-- begin DATASET CONTENT --

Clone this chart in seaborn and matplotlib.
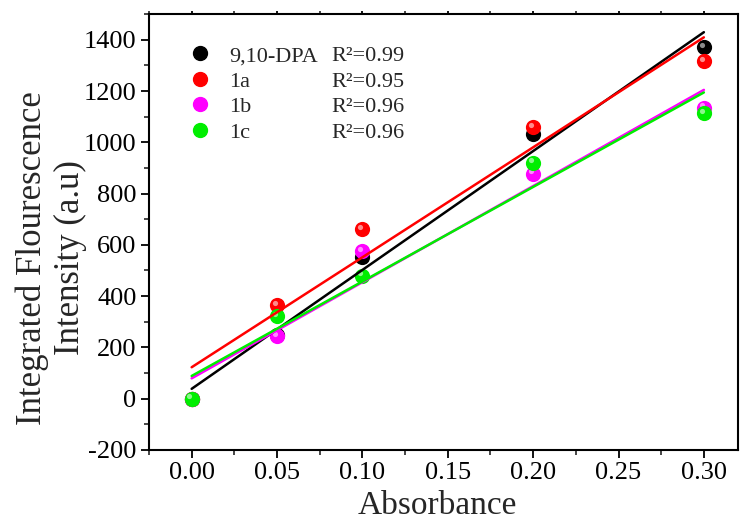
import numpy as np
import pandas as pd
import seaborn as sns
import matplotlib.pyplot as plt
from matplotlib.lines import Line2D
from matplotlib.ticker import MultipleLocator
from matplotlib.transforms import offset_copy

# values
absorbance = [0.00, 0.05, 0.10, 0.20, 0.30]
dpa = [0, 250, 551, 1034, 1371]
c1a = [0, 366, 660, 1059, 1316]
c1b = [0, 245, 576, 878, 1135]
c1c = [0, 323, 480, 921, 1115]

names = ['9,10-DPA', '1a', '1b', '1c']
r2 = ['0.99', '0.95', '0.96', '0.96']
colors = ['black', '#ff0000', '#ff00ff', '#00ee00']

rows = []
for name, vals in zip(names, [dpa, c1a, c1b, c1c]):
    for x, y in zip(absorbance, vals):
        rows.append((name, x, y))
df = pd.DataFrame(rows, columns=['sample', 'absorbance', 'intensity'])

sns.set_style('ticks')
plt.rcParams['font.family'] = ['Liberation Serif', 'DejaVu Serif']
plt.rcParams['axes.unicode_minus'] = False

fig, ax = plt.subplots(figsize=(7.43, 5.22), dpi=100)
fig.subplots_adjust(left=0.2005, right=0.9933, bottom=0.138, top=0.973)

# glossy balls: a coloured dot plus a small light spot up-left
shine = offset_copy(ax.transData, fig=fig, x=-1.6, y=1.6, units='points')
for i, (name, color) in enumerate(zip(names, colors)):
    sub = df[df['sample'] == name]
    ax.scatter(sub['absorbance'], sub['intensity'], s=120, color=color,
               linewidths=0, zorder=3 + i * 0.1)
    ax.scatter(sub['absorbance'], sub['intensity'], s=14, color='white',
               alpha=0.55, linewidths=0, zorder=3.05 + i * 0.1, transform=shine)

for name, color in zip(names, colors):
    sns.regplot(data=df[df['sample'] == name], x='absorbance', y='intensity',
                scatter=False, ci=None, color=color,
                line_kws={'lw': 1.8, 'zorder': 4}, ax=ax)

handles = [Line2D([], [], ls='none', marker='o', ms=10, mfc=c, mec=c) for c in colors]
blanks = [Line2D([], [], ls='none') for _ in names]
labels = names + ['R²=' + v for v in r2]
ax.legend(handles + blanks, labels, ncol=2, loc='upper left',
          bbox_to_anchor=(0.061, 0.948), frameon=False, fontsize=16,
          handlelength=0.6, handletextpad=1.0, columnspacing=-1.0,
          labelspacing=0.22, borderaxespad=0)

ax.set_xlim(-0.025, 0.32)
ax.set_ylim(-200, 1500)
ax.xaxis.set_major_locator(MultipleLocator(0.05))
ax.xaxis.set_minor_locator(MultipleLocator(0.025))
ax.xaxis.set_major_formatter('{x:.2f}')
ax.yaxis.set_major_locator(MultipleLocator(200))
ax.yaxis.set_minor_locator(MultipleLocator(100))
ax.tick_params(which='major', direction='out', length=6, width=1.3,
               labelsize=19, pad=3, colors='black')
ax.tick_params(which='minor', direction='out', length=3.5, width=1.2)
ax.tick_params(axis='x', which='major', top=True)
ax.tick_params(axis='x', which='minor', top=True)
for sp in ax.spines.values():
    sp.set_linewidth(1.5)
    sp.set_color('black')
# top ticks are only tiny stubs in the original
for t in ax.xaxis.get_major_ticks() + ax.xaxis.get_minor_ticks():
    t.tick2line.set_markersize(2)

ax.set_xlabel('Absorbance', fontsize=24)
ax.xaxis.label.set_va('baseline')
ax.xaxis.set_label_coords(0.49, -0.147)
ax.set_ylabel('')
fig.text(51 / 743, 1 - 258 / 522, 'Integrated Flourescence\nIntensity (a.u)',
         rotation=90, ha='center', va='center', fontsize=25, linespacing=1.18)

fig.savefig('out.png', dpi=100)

-- end DATASET CONTENT --
-- begin DATASET CONTENT --

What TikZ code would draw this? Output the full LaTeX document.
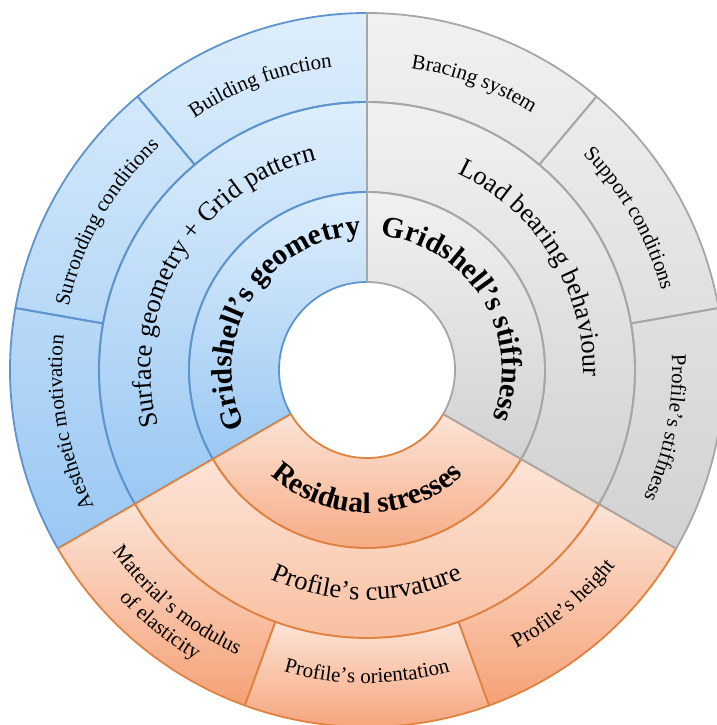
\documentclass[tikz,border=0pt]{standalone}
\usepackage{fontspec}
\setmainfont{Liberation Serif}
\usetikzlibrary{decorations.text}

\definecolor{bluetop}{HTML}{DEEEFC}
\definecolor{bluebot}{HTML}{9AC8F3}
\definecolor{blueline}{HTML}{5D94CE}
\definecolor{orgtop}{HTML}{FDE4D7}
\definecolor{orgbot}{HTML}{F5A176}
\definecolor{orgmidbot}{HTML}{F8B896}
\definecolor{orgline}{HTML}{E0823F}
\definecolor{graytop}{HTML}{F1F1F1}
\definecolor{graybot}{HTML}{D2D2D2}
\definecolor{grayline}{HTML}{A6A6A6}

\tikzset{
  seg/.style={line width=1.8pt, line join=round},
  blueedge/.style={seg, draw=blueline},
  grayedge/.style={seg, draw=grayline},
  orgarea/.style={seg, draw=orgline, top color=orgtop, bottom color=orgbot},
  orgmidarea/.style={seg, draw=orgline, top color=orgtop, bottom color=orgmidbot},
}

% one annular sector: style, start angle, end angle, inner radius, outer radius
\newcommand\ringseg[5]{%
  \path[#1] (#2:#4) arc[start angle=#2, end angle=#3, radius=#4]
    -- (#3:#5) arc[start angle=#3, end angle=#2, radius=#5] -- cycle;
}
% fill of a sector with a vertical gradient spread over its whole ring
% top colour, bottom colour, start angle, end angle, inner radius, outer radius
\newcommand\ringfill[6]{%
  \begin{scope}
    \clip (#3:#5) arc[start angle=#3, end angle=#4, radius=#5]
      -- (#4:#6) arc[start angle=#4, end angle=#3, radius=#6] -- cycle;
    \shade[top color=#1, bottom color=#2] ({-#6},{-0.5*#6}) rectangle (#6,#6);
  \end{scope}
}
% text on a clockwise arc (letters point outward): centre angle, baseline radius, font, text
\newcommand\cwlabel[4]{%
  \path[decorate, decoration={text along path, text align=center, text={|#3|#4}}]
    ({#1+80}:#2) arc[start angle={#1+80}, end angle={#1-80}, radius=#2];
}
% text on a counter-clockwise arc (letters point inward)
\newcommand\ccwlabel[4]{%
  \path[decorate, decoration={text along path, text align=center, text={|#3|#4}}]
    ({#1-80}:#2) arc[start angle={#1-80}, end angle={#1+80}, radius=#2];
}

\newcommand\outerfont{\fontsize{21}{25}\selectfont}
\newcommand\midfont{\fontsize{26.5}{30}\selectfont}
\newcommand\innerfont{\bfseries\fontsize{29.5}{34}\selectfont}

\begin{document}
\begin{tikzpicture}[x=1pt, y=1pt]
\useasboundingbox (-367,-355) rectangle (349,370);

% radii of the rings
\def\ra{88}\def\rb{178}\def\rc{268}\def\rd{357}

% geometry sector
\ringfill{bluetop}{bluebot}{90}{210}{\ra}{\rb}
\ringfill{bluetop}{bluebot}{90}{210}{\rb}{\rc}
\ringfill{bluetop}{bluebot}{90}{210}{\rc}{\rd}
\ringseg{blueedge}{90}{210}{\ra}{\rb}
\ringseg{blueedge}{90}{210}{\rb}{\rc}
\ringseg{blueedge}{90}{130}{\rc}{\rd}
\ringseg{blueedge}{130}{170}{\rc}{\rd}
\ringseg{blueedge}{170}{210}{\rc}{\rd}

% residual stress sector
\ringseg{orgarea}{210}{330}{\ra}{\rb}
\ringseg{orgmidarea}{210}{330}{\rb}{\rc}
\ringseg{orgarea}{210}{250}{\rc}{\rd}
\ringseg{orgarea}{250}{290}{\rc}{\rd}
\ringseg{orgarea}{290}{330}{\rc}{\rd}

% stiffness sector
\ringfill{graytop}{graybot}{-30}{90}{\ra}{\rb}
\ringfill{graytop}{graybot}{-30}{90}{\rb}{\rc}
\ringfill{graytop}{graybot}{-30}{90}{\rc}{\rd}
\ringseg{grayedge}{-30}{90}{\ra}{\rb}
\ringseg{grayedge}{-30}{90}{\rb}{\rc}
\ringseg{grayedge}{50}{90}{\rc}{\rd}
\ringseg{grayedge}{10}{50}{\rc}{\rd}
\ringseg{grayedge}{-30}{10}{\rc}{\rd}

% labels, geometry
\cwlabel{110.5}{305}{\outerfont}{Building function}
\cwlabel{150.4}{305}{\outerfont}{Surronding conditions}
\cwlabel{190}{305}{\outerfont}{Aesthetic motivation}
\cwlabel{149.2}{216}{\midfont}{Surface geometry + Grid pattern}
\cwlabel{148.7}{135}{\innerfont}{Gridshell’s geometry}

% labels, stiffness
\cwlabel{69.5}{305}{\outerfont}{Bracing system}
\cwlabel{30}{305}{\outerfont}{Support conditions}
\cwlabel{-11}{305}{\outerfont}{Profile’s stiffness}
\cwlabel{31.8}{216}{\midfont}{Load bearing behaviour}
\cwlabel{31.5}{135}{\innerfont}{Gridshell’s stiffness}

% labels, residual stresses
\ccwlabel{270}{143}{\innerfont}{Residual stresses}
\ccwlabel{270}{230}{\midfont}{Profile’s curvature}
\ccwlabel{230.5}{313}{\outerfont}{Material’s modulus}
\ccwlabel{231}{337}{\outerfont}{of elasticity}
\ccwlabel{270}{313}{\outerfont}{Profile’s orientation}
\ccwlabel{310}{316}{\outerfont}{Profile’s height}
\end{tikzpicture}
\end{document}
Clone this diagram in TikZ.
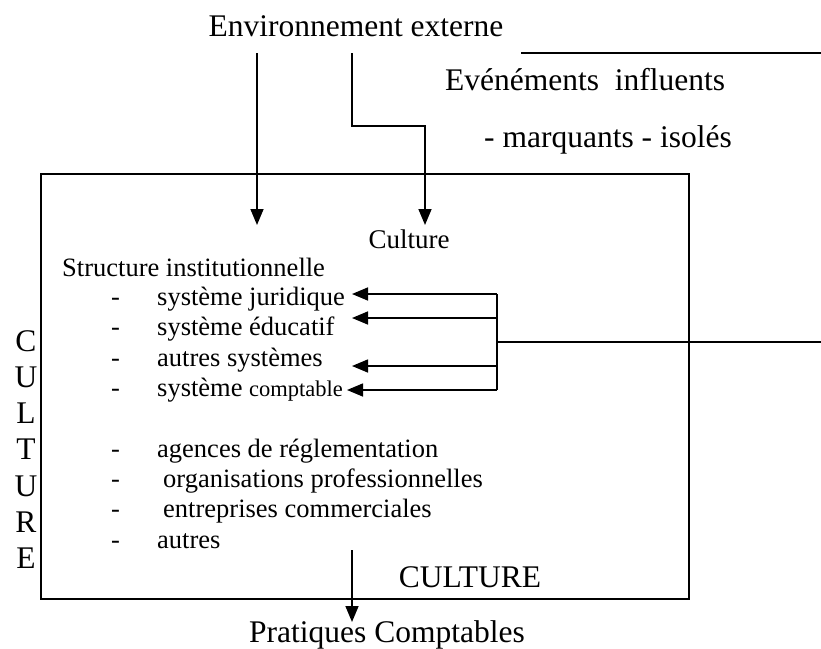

-- end DATASET CONTENT --

WHAT YOU NEED TO DO: Above are the records. Print exactly the lines from the one containing "Clone this chart in seaborn and matplotlib." to the one containing "columns=['sample', 'absorbance', 'intensity'])", both included, and nothing else; pictures are excluded.

SOLUTION:
Clone this chart in seaborn and matplotlib.
import numpy as np
import pandas as pd
import seaborn as sns
import matplotlib.pyplot as plt
from matplotlib.lines import Line2D
from matplotlib.ticker import MultipleLocator
from matplotlib.transforms import offset_copy

# values
absorbance = [0.00, 0.05, 0.10, 0.20, 0.30]
dpa = [0, 250, 551, 1034, 1371]
c1a = [0, 366, 660, 1059, 1316]
c1b = [0, 245, 576, 878, 1135]
c1c = [0, 323, 480, 921, 1115]

names = ['9,10-DPA', '1a', '1b', '1c']
r2 = ['0.99', '0.95', '0.96', '0.96']
colors = ['black', '#ff0000', '#ff00ff', '#00ee00']

rows = []
for name, vals in zip(names, [dpa, c1a, c1b, c1c]):
    for x, y in zip(absorbance, vals):
        rows.append((name, x, y))
df = pd.DataFrame(rows, columns=['sample', 'absorbance', 'intensity'])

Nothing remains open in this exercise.